I asked Don about hurdles they had to get over when starting to do tile drainage. Basically the biggest thing that helped, he says, was to educate neighbours and the community about how tile works. They also had to understand the infrastructure required to make the system work properly with good outlets and a place for the water to go.

Beaver Creek Farms has learned a few things about system design and how to do things differently. This includes installation of more electric lift stations to help get the water to where it needs to go and making sure sprayer operators are careful when driving on newly tiled fields.

I asked Don what advice he would give someone thinking about tile drainage. He listed some things he has learned:

  • Start with a reputable tile contractor and stick with them. That relationship is invaluable. You don’t want to be at the bottom of the list when installation season starts.
  • Start small and prove it to yourself.
  • Start now. Don is glad they started early as it has given them a career of farming on tiled land.
  • Pick a field that needs it. Fields that already have good drainage don’t show the contrast.
  • You can start to fix saline soil, but it is very slow and you need a pile of water to flush the salt out.
  • Tile drainage works because it follows a fundamental physics principle.
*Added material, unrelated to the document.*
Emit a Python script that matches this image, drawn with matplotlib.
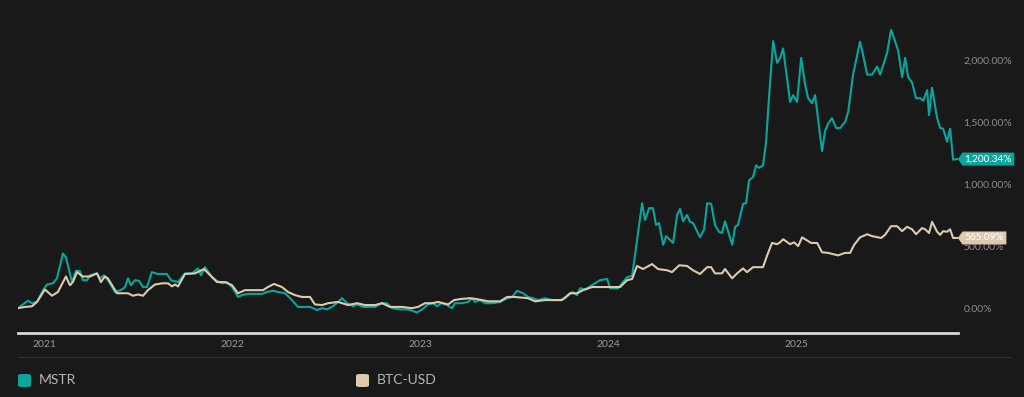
import matplotlib.pyplot as plt
from matplotlib.patches import FancyBboxPatch
from matplotlib.lines import Line2D
from matplotlib.path import Path

plt.rcParams['font.family'] = ['Lato', 'DejaVu Sans']

# cumulative return (%), x in decimal years
mstr_t = [2020.862, 2020.915, 2020.936, 2020.963, 2020.995, 2021.016, 2021.048, 2021.069, 2021.101, 2021.117,
          2021.138, 2021.149, 2021.170, 2021.191, 2021.207, 2021.229, 2021.245, 2021.282, 2021.298, 2021.319,
          2021.340, 2021.378, 2021.415, 2021.431, 2021.447, 2021.463, 2021.484, 2021.505, 2021.527, 2021.548,
          2021.574, 2021.606, 2021.654, 2021.676, 2021.713, 2021.750, 2021.787, 2021.819, 2021.835, 2021.856,
          2021.894, 2021.920, 2021.947, 2021.973, 2022.000, 2022.032, 2022.053, 2022.085, 2022.122, 2022.160,
          2022.186, 2022.218, 2022.245, 2022.282, 2022.319, 2022.351, 2022.388, 2022.415, 2022.452, 2022.479,
          2022.505, 2022.537, 2022.564, 2022.585, 2022.612, 2022.644, 2022.665, 2022.697, 2022.734, 2022.761,
          2022.798, 2022.824, 2022.851, 2022.894, 2022.931, 2022.957, 2022.984, 2023.011, 2023.043, 2023.069,
          2023.090, 2023.112, 2023.144, 2023.170, 2023.186, 2023.223, 2023.255, 2023.277, 2023.293, 2023.319,
          2023.346, 2023.388, 2023.426, 2023.463, 2023.489, 2023.516, 2023.548, 2023.574, 2023.601, 2023.628,
          2023.665, 2023.702, 2023.745, 2023.771, 2023.809, 2023.835, 2023.851, 2023.878, 2023.915, 2023.931,
          2023.957, 2023.995, 2024.011, 2024.053, 2024.080, 2024.101, 2024.128, 2024.181, 2024.197, 2024.218,
          2024.239, 2024.255, 2024.271, 2024.293, 2024.309, 2024.346, 2024.367, 2024.383, 2024.399, 2024.420,
          2024.436, 2024.452, 2024.489, 2024.511, 2024.527, 2024.548, 2024.569, 2024.590, 2024.606, 2024.622,
          2024.660, 2024.676, 2024.691, 2024.718, 2024.734, 2024.750, 2024.771, 2024.787, 2024.803, 2024.824,
          2024.840, 2024.856, 2024.878, 2024.899, 2024.915, 2024.931, 2024.968, 2024.984, 2025.005, 2025.027,
          2025.048, 2025.064, 2025.085, 2025.101, 2025.138, 2025.154, 2025.170, 2025.191, 2025.213, 2025.234,
          2025.261, 2025.277, 2025.303, 2025.340, 2025.356, 2025.378, 2025.404, 2025.431, 2025.447, 2025.484,
          2025.505, 2025.521, 2025.543, 2025.564, 2025.580, 2025.596, 2025.617, 2025.638, 2025.660, 2025.676,
          2025.697, 2025.707, 2025.723, 2025.750, 2025.766, 2025.782, 2025.803, 2025.819, 2025.835, 2025.856]
mstr_pct = [0, 60, 40, 50, 145, 190, 200, 240, 440, 410,
            280, 210, 300, 300, 225, 225, 265, 280, 240, 265,
            225, 130, 150, 170, 240, 185, 225, 220, 170, 170,
            290, 275, 275, 225, 210, 280, 280, 320, 265, 330,
            250, 220, 200, 210, 170, 90, 105, 115, 115, 115,
            130, 140, 130, 120, 65, 10, 10, 10, -15, 0,
            -10, 15, 50, 80, 40, 15, 30, 10, 10, 10,
            40, 40, 0, -10, -10, -20, -35, -10, 30, 40,
            15, 40, 25, 0, 40, 40, 50, 80, 50, 65,
            40, 40, 50, 80, 90, 140, 120, 90, 80, 65,
            80, 65, 65, 80, 130, 105, 160, 150, 185, 200,
            225, 235, 160, 160, 210, 250, 260, 845, 710, 805,
            805, 670, 685, 510, 580, 525, 750, 800, 700, 750,
            695, 685, 570, 635, 845, 840, 670, 615, 605, 700,
            510, 655, 670, 840, 845, 1030, 1055, 1150, 1130, 1150,
            1330, 1700, 2150, 1975, 2015, 2090, 1660, 1715, 1660, 2015,
            1800, 1690, 1650, 1715, 1265, 1425, 1485, 1530, 1450, 1450,
            1500, 1580, 1880, 2145, 2040, 1880, 1880, 1945, 1880, 2055,
            2240, 2175, 2070, 1860, 2015, 1860, 1815, 1690, 1690, 1670,
            1755, 1555, 1775, 1530, 1450, 1445, 1340, 1445, 1195, 1200.34]

btc_t = [2020.862, 2020.899, 2020.936, 2020.963, 2021.005, 2021.043, 2021.074, 2021.117, 2021.138, 2021.154,
         2021.176, 2021.207, 2021.245, 2021.282, 2021.303, 2021.324, 2021.340, 2021.388, 2021.447, 2021.473,
         2021.500, 2021.527, 2021.553, 2021.590, 2021.628, 2021.660, 2021.681, 2021.697, 2021.713, 2021.750,
         2021.803, 2021.851, 2021.894, 2021.920, 2021.963, 2022.000, 2022.032, 2022.069, 2022.122, 2022.165,
         2022.191, 2022.223, 2022.266, 2022.298, 2022.335, 2022.372, 2022.415, 2022.441, 2022.479, 2022.511,
         2022.564, 2022.617, 2022.665, 2022.707, 2022.761, 2022.798, 2022.840, 2022.904, 2022.957, 2022.989,
         2023.027, 2023.064, 2023.096, 2023.149, 2023.181, 2023.223, 2023.266, 2023.293, 2023.330, 2023.362,
         2023.426, 2023.463, 2023.505, 2023.574, 2023.612, 2023.665, 2023.718, 2023.755, 2023.798, 2023.835,
         2023.867, 2023.915, 2023.947, 2023.984, 2024.011, 2024.064, 2024.101, 2024.128, 2024.154, 2024.186,
         2024.234, 2024.266, 2024.314, 2024.340, 2024.378, 2024.420, 2024.452, 2024.489, 2024.527, 2024.548,
         2024.569, 2024.606, 2024.622, 2024.660, 2024.686, 2024.718, 2024.739, 2024.771, 2024.824, 2024.846,
         2024.872, 2024.899, 2024.915, 2024.931, 2024.968, 2024.989, 2025.011, 2025.032, 2025.080, 2025.112,
         2025.138, 2025.170, 2025.223, 2025.261, 2025.287, 2025.309, 2025.340, 2025.378, 2025.404, 2025.452,
         2025.473, 2025.505, 2025.537, 2025.564, 2025.590, 2025.617, 2025.638, 2025.670, 2025.686, 2025.707,
         2025.723, 2025.750, 2025.766, 2025.782, 2025.803, 2025.819, 2025.835, 2025.856]
btc_pct = [0, 10, 15, 50, 150, 100, 130, 255, 185, 210,
           290, 255, 255, 280, 210, 255, 240, 120, 120, 100,
           110, 100, 145, 190, 200, 200, 175, 190, 175, 275,
           280, 315, 250, 210, 210, 185, 120, 145, 145, 145,
           170, 195, 170, 130, 105, 90, 90, 30, 25, 40,
           50, 25, 40, 25, 25, 40, 10, 10, 0, 10,
           40, 40, 50, 30, 65, 75, 80, 75, 65, 55,
           55, 90, 90, 80, 55, 65, 65, 65, 120, 120,
           145, 170, 170, 170, 170, 170, 225, 235, 340, 315,
           355, 315, 305, 290, 345, 340, 305, 275, 330, 330,
           280, 280, 315, 240, 280, 320, 290, 330, 330, 425,
           525, 515, 530, 555, 515, 530, 500, 570, 525, 525,
           450, 445, 425, 445, 445, 510, 570, 595, 580, 565,
           590, 660, 660, 620, 655, 635, 595, 645, 635, 605,
           695, 615, 590, 620, 615, 635, 565, 565.09]

series_names = ['MSTR', 'BTC-USD']
series_colors = ['#0aa69d', '#dccaae']
year_ticks = [2021, 2022, 2023, 2024, 2025]
y_ticks = [0, 500, 1000, 1500, 2000]


def tag_box(x0, y0, width, height, mutation_size):
    # box with a pointed left side, padded around the text
    px, py = 0.22 * mutation_size, 0.2 * mutation_size
    x0, y0 = x0 - px, y0 - py
    width, height = width + 2 * px, height + 2 * py
    tip = height * 0.36
    verts = [(x0, y0), (x0 + width, y0), (x0 + width, y0 + height), (x0, y0 + height),
             (x0 - tip, y0 + height / 2), (x0, y0)]
    return Path(verts, closed=True)


bg = '#191919'
fig = plt.figure(figsize=(10.24, 3.97), dpi=100, facecolor=bg)
ax = fig.add_axes([18 / 1024, 64 / 397, 940 / 1024, 313 / 397])
ax.set_facecolor(bg)

ax.plot(mstr_t, mstr_pct, color=series_colors[0], lw=1.5, solid_joinstyle='round')
ax.plot(btc_t, btc_pct, color=series_colors[1], lw=1.5, solid_joinstyle='round')

ax.set_xlim(mstr_t[0], mstr_t[-1] + 0.005)
ax.set_ylim(-200, 2320)

for s in ['top', 'left', 'right']:
    ax.spines[s].set_visible(False)
ax.spines['bottom'].set_color('#d8d8d8')
ax.spines['bottom'].set_linewidth(2)

ax.set_xticks(year_ticks)
ax.set_xticklabels([str(y) for y in year_ticks])
ax.yaxis.tick_right()
ax.set_yticks(y_ticks)
ax.set_yticklabels(['{:,.2f}%'.format(v) for v in y_ticks])
ax.tick_params(axis='x', length=0, pad=5, labelsize=7.5, labelcolor='#9a9a9a')
ax.tick_params(axis='y', length=0, pad=4, labelsize=7.5, labelcolor='#8c8c8c')

# end-value tags
for t, v, c in [(mstr_t[-1], mstr_pct[-1], series_colors[0]), (btc_t[-1], btc_pct[-1], series_colors[1])]:
    ax.annotate('{:,.2f}%'.format(v), xy=(t, v), xytext=(5.5, 0), textcoords='offset points',
                ha='left', va='center', fontsize=7.2, color='white', zorder=5, annotation_clip=False,
                bbox=dict(boxstyle=tag_box, fc=c, ec='none'))

# separator under the axis
fig.add_artist(Line2D([18 / 1024, 1010 / 1024], [40 / 397, 40 / 397], color='#333333', lw=0.8))

# legend
for i, (name, c) in enumerate(zip(series_names, series_colors)):
    x0 = [18, 356][i]
    fig.add_artist(FancyBboxPatch((x0 / 1024, 10 / 397), 13 / 1024, 13 / 397,
                                  boxstyle='round,pad=0,rounding_size=0.004', fc=c, ec='none',
                                  transform=fig.transFigure))
    fig.text((x0 + 21) / 1024, 16.5 / 397, name, ha='left', va='center', fontsize=10, color='#b5b5b5')

fig.savefig('out.png', dpi=100, facecolor=bg)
For more on tile drainage, find the factsheet “Beneficial management practices for agricultural trial drainage in Manitoba” at pami.ca, and “Agricultural water management – Drainage approvals” at wsask.ca.

Beaver Creek Farms are, for the most part, do-it-yourself people but they appreciate the expertise that a professional contractor can bring to the job. “A poor tile drainage installation is worse than no tile at all,” Don says. He recommends a farmer be on site during installation and to have operators show what they’re doing and explain the process. Contractors with a good reputation and professional business can get the permits required and do proper job design that works the way it is supposed to.

Beaver Creek Farms has tiled 300-500 acres per year over the past 20-plus years, including some long-term rental land. They have another 400 acres to go and then will have everything tiled.

I asked Don what some of the myths about tile drainage. One of the biggest myths, he says, is that tile drainage fixes everything. With so much water in 2022, they experienced some crop loss on a few tiled fields. Their tile drainage system at 50 foot spacing and a 0.25 inch drainage coefficient might not be enough for some fields or some parts of fields, he says. Tile doesn’t prevent overland flooding. Beaver Creek Farms still does some surface ditching, which helps keep the infrastructure maintained and working properly.

Beaver Creek Farms has seen the soil health benefits from tile drainage and how communities can grow when farms are healthy and able to support the economy with employment and opportunities. Investment in tile drainage might not win for you every year, Don says, but it will give you a chance, a better chance, to get a better crop.

My conversation with Don Wiebe helped me understand their goal to tile drain as much of their land as they could. Tile drainage is part of their overall plan of “foundational investment” in the health of the land. Land is the primary asset for a farm, for the short term and the long term.